Multi-path overvoltage analysis and fault traceability from lightning strikes on box-type transformers in mountainous wind farms

The power collector systems in mountainous wind farms are particularly vulnerable to lightning strike risks due to multiple contributing factors, such as their high altitude, complex terrain configuration, and extensive transmission corridor layout. Box-type transformers, which serve as a critical interface between wind turbines and the power collector system, are susceptible to multiple lightning strike paths and complex electromagnetic phenomena. This inherent complexity presents substantial challenges for the rapid and accurate identification of lightning fault sources. Consequently, there is an urgent need for a comprehensive analysis of lightning overvoltage propagation characteristics under multi-path conditions. This paper first establishes an electrical model for the wind farm power collector system and investigates how variations in system parameters influence its electrical performance.

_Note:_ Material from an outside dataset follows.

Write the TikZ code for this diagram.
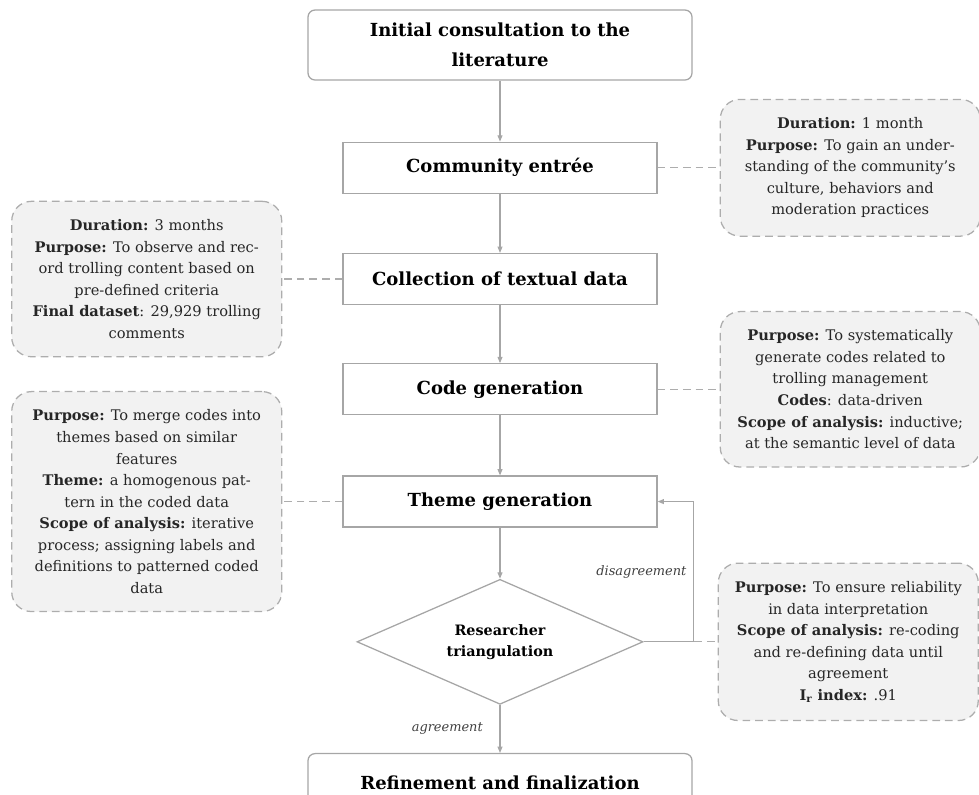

Subsequently, we analyze the overvoltage propagation characteristics of lightning current through three distinct propagation paths. A comparison of these characteristics is conducted, resulting in the proposal of a multi-path feature synthesis criterion for lightning strike traceability. Finally, a simulation based on the actual operation of a wind farm in Hebei is presented to validate the results. The findings reveal the propagation characteristics of lightning overvoltages in box-type transformers under different paths, providing theoretical support for lightning strike traceability and fault analysis.